Lesson Plan : Run-On Sentences

Teacher Name:
 Heather Gulledge
Grade:
 Grade 7-8
Subject:
 Language Arts

Topic:
 Run-on Sentences. Grammar
Content:
 Run-on sentences can be difficult for students to see when they are writing. This activity lets them practice looking critically at sentences to see how they can be broken down into smaller ones.
Goals:
 The student will be able to break a run-on sentence into smaller sentences.
Objectives:
 TWLD: Correct and write their own sentences. Sentences Structure will become natural to the student.
Materials:
 2 sets of run on sentences - one set written on sentence strips and one set written on index cards
Introduction:
 Essential Question: What is a Run-On Sentence?
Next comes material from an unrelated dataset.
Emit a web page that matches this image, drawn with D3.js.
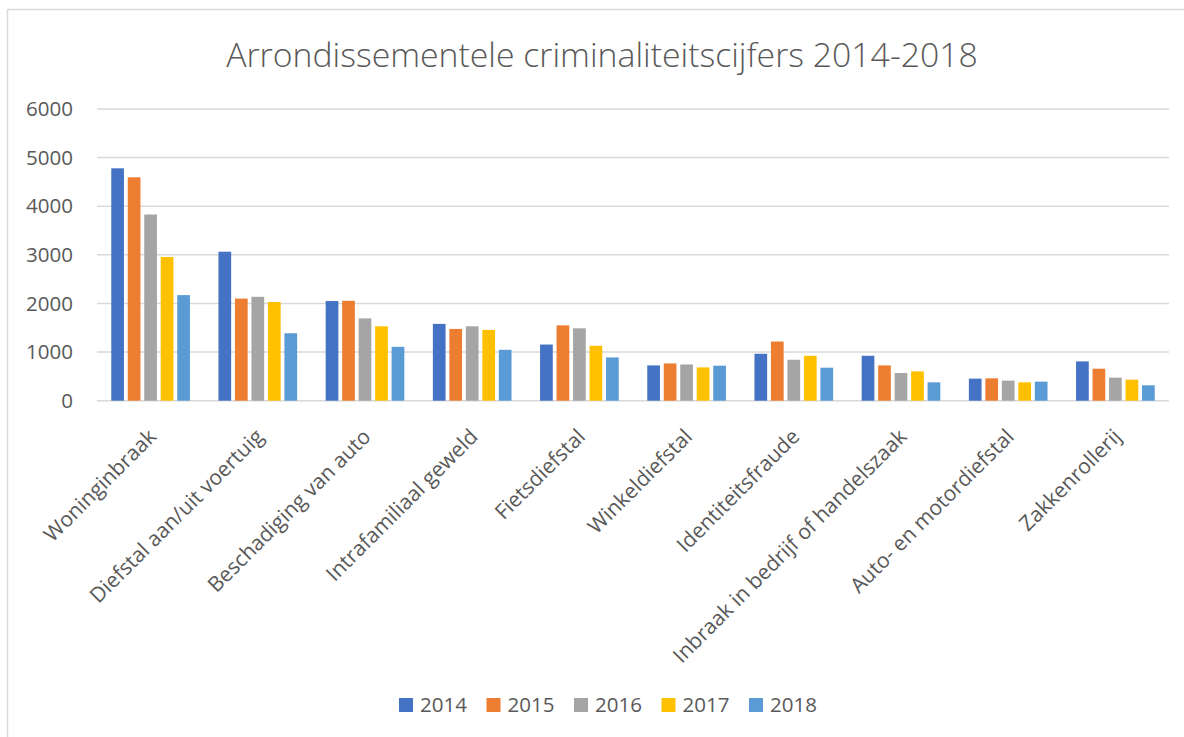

Write the following sentence on the board: Ava is very responsible she always keeps her word. Ask students to identify what is wrong with this sentence. Encourage them to discuss the fact that the sentence is made of two independent clauses with nothing connecting them. Tell students that this is an example of a run-on sentence and is grammatically incorrect. Inform them that it is important to try and avoid these run-on sentences in their own writing, for it lowers the quality of their work.
Development:
 Three Methods of Correction Explain to students that there are three main ways to correct run-on sentences. Write the following methods on the board and explain them to students: 1.Break the run-on sentence into two sentences. 2.Add a conjunction (and possibly a comma or semicolon). 3.Add a semicolon. Explain the first method by reminding students that a run-on sentence is really just two clauses (or groups of words that can stand alone as sentences) stuck together with nothing connecting them. Tell students that one of the simplest ways to correct a run-on sentence is to break it into two separate sentences. For example, in the sample above, you could simply break the run-on sentences into the following: Ava is very responsible. She always keeps her word. Then tell students that the second and third methods are essentially ways to add “glue” to stick to the clauses together. In the second method, that glue is a conjunction. (Make sure you have gone through a lesson plan on conjunctions with students before this point.) So either of the following sentences would correct the sample above: •Ava is very responsible because she always keeps her word. •Ava always keeps her word, so she is very responsible. •Ava always keeps her word; therefore, she is very responsible. •Since Ava always keeps her word, she is very responsible. Explain that the third method uses a semicolon to “glue” the clauses together. For example, the sample above would be rewritten: Ava is very responsible; she always keeps her word. Remind students that there are rules that govern the use of the semicolon, and those rules must be followed correctly. Make sure students understand that you cannot fix a run-on sentence by simply adding a comma between the two clauses. This would create a comma splice, which is also grammatically incorrect.
Practice:
 Have students practice this concept by correcting the following sentences using various methods: •Ryan is cold he refuses to wear a coat. •Jessica loves birds she especially adores her pet parrot. •Never pull a dog’s tail it isn’t nice. •Take three apples you’ll be hungry if you take only two. •Yolanda pulled out of the parking lot the car had a flat tire. After students complete the sentences, teacher should go over re-stating important factors of run-on sentences.
Accommodations:
 MS. Garnder will make the accommodations where necessary. However, printed lesson instructions and run-on sentence guide will be provided for EC students.
Checking For Understanding:
 check for understanding informally. Verbal response to guided practice. Also, independent practice will taken the next day and graded for comprehension.
Closure:
 It is often easy for students to understand run-on sentences in isolation. They tend to have more trouble recognizing them when they are writing. Have students practice finding their own run on sentences by telling them how many they have in their story rather than pointing them out. Have them go back, look for them, and correct them.
Evaluation:
 Grammar test on the objective on friday. The objective will be the sole point of the test.
Teacher Reflections:
 The students, including EC students, all scored at least 80 percent. I expected the students to score higher. The lesson will need to be reviewed within another lesson. This adds on to what the students have already learned.